INDIAN, From All Purity

Indian

Arrivati alla soglia del sesto album, tornano a farsi risentire gli Indian. Vengono da Chicago, sono attivi da più di dieci anni e propongono quel tipo di sludge sempre più lontano dal doom e che tende a un postmetal di neurosis-iana memoria. Il loro, però, è stato un passaggio durato una carriera: l’album d’esordio, The Unquiet Sky, presentava ancora quel tipo di riff che si rifaceva agli Eyehategod, sebbene i brani fossero tutti lunghi e agonizzanti, e questo non può che riportarci alla mente i bostoniani Grief. Ormai, su questo nuovo From All Purity, le pentatoniche sono un vago ricordo del passato. Degli esordi gli Indian hanno mantenuto solo alcune caratteristiche: chitarre accordate bassissime, screaming non particolarmente aggressivo, distorsioni abrasive e una batteria spesso carica di riverbero. Lo stile è però ormai sempre più dentro al postmetal, genere che in America tira tantissimo. Il problema è che, dal punto di vista compositivo, i sei pezzi di questo full length sono abbastanza anonimi.

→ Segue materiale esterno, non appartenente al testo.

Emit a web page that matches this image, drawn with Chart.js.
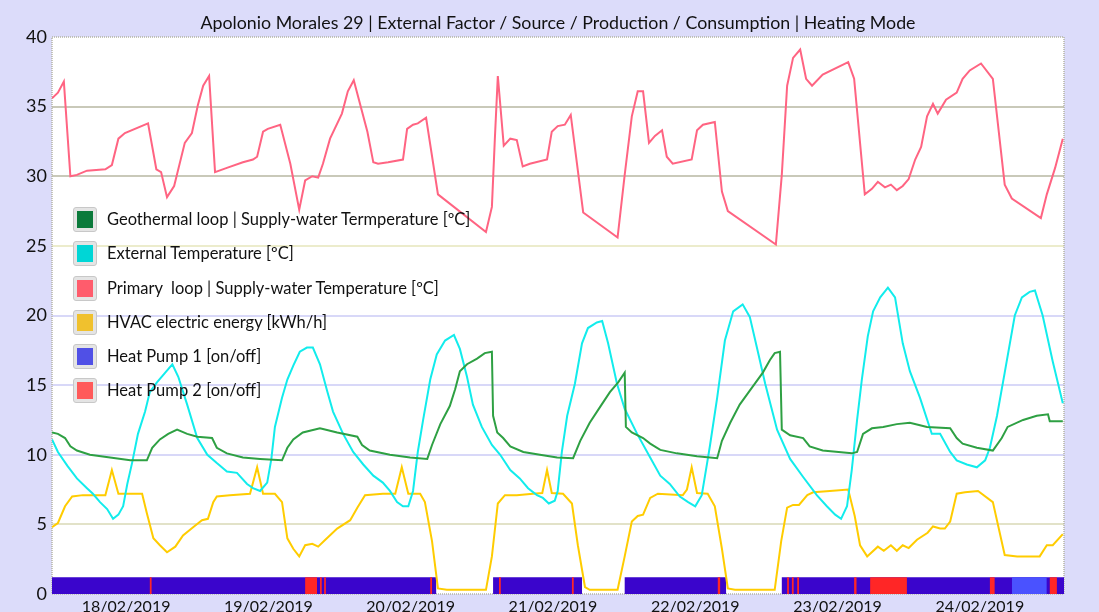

Per carità, non abbiamo di fronte un gruppo pessimo né un disco così malvagio: il problema è che non c’è nulla che faccia risultare From All Purity neanche un po’ sopra la media della maggior parte delle uscite del genere. La produzione è di gran lunga meglio di quella dei loro lavori precedenti, ma ormai anche in questo caso parliamo di suoni che abbiamo tutti già sentito su altri dischi, sia belli che brutti.